M2HB is correct. You don't know what you actually have until a survey is completed. Also, timber companies generally won't bid on small tracts because it is so expensive to move equipment to the job site. It's like moving a circus. It has been my experience that they prefer to move from job site to job site rather than transporting equipment back to the yard and then to the next job site.
In 2016 I bought a tract which had been clear cut some years prior and the owner never replanted but left it to grow wild. I paid to have a survey done and the property boundaries plainly marked, paid to have a heavy equipment operator cut a fire break around the entire property, paid to have almost the entire property sprayed with herbicide by a helicopter, paid to have a controlled burn conducted and paid to have somewhere between 31,00 or 32,00 pine seedlings planted. The planting was in February of 2018. Expensive but the results made the effort and expense worthwhile. The timber is growing amazingly fast and the food plots are productive each year. It's an investment.
Where I am going with this is pine is a crop to be managed and harvested. If I had a tract with hardwood trees such as oak and hickory, I wouldn't cut it but pine is different. That is why, in my opinion, clear cutting is common in South Carolina. The crop is being harvested.

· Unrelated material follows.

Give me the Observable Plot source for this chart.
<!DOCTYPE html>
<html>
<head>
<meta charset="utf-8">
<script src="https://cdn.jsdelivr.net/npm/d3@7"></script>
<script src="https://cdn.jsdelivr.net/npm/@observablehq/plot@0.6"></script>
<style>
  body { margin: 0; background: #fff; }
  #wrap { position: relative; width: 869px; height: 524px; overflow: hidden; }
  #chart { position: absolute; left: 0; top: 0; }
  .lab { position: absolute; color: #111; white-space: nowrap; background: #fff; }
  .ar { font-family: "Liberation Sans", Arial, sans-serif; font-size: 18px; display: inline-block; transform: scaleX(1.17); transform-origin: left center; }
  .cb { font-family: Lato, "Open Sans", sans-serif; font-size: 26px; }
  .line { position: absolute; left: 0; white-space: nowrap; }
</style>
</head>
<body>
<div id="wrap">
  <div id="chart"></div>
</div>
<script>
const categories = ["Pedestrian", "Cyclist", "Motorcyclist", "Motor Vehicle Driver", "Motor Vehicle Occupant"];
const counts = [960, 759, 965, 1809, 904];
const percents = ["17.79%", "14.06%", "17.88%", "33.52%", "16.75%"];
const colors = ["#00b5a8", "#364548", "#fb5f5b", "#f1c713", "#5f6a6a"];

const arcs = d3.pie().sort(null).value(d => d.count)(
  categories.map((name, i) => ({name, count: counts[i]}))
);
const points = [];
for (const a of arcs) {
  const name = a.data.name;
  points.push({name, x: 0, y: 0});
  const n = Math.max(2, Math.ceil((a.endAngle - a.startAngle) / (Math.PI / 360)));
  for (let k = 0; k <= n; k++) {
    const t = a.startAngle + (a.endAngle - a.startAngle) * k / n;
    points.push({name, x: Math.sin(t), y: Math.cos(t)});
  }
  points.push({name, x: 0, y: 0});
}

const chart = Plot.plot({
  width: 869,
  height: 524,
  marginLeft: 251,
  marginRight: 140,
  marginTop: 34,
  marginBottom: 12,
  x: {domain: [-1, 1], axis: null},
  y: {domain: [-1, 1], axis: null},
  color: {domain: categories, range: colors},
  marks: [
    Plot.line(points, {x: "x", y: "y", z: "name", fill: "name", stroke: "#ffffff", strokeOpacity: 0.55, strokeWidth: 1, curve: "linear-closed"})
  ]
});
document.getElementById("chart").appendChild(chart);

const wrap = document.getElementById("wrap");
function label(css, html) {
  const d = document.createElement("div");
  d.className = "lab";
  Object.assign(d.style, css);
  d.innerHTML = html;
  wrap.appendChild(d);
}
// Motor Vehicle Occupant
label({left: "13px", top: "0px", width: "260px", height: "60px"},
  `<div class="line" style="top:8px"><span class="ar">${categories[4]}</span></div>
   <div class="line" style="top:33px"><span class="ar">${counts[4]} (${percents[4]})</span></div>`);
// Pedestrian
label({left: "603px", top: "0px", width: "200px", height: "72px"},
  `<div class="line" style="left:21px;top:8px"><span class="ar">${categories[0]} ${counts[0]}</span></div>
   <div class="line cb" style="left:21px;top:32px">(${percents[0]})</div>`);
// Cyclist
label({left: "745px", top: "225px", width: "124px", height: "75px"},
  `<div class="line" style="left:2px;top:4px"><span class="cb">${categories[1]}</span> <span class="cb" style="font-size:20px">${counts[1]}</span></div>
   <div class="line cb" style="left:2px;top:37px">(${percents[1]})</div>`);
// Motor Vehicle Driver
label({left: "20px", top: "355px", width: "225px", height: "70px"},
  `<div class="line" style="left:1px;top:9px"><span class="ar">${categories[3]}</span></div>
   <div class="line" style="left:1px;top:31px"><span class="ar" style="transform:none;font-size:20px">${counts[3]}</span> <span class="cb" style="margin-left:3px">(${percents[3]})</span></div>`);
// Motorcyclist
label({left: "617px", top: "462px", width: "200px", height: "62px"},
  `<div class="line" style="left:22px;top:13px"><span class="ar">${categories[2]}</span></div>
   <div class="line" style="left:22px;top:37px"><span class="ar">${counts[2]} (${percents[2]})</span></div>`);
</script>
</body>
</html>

I bought another tract in late 2022 and I just paid a survey company to return to the tract and clearly mark the property boundaries in preparation for a thinning. Not a clear cut but a thinning. I wouldn't sign a contract with a timber broker if the property was not properly surveyed and marked, since in South Carolina, the owner of the illegally timbered wood can get three times damages. Or he can sue you.
What frosts me are land owners that have timber cut and don't retain some of the earnings to properly replant.
My experience in timber tracts is limited to South Carolina and I don't have an idea what goes on in other states.
Maine Guy - Good luck. You are wise to have a quality survey completed.